We saw an example of this last weekend. For those few days that the government was shutdown, it was interesting to note that politicians on both sides of the aisle spent more time laying blame on those republicans, and those democrats, than they did explaining how they were going to come together to find a solution.
From a broader perspective, we throw around words like Illegals, thugs, burnouts, moochers, dead beats, snowflakes, all the way to words that should never be uttered aloud - to describe groups of people who we don’t like or whose existence makes us uncomfortable. And when we label our neighbors as such, the participate in the act of dehumanizing one another.
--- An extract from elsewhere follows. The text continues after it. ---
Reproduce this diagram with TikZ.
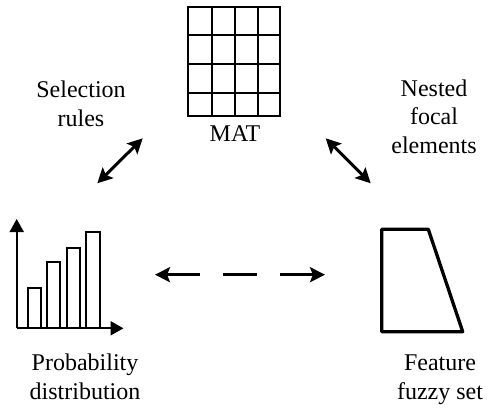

And beyond the ways that we drag each other down and label one another, there are systems that are in place in this world that keep folks from being able to live in the abundance promised by God. Systems of poverty that are cyclical, unemployment, insurance systems that leave people in tremendous amounts of debt, cycles of addiction, systems that promote abuse and harassment, idolatry that looks to the gods of wealth and security rather that to the God who desires wholeness and peace for each and every person created in the image of God, which just happens to be everyone who has ever or will walk this planet.
Beloved, according to the Gospel of Mark, the work that Jesus came to do was to tear open the heavens and come down to us so that we could be freed from those things which seek to rob us of the abundant life that God wishes for us. The work that Jesus came to do was unleash the presence of God in the world so that, through Jesus, we would know that God stands against all those things which seek to rob us of our life and the abundance of it. And in our baptism, we were joined to Jesus in his death and resurrection and thus freed from the bondage of sin and death so that, in the next life we would have life abundant and eternal with him.
But that also means that we are freed in Jesus, through the waters of baptism to boldly proclaim Christ and his death and resurrection to those places where unclean spirits live. And we have been called by virtue of our baptism to first – open our eyes to see the world as God sees it, and second – to go into the places where the world has been broken by unclean spirits so that Jesus may work through us to cast those spirits out and bring an abundance of life.
We have been called to be imitators of Jesus, seeking a world in which those who have been cast out and ostracized can be welcomed back to the table, a world in which young girls can go to the doctor and know they will be safe; where women and men can go about their day with the confidence that they will not be harassed or abused; a world in which our children can go to school without the fear of gun violence. We are to seek a world in which the systems of racism, poverty, and oppression, in all its forms, are eradicated and where, instead of the doomsday clock moving closer and closer to midnight, we can actually reverse the clock and, with it, our fears of a nuclear holocaust.  
My friends, our nation is sick. Our world is a mess which has been broken by our sinful and self-serving natures. However, it is to the sick and broken places that God sent Jesus to tear open the heavens and come down in order to break down the barriers that separate us from God, those things which seek to rob us of the abundance God wishes for us, so that, in gratitude for our freedom from sin and death won for us by Jesus, we might boldly seek ways in which we and our neighbors may live free and abundant lives here and now, basking in the love of God most powerfully made known to us in the person and work of Jesus.
So, as far as books go, I think Mark is off to a compelling start. Amen.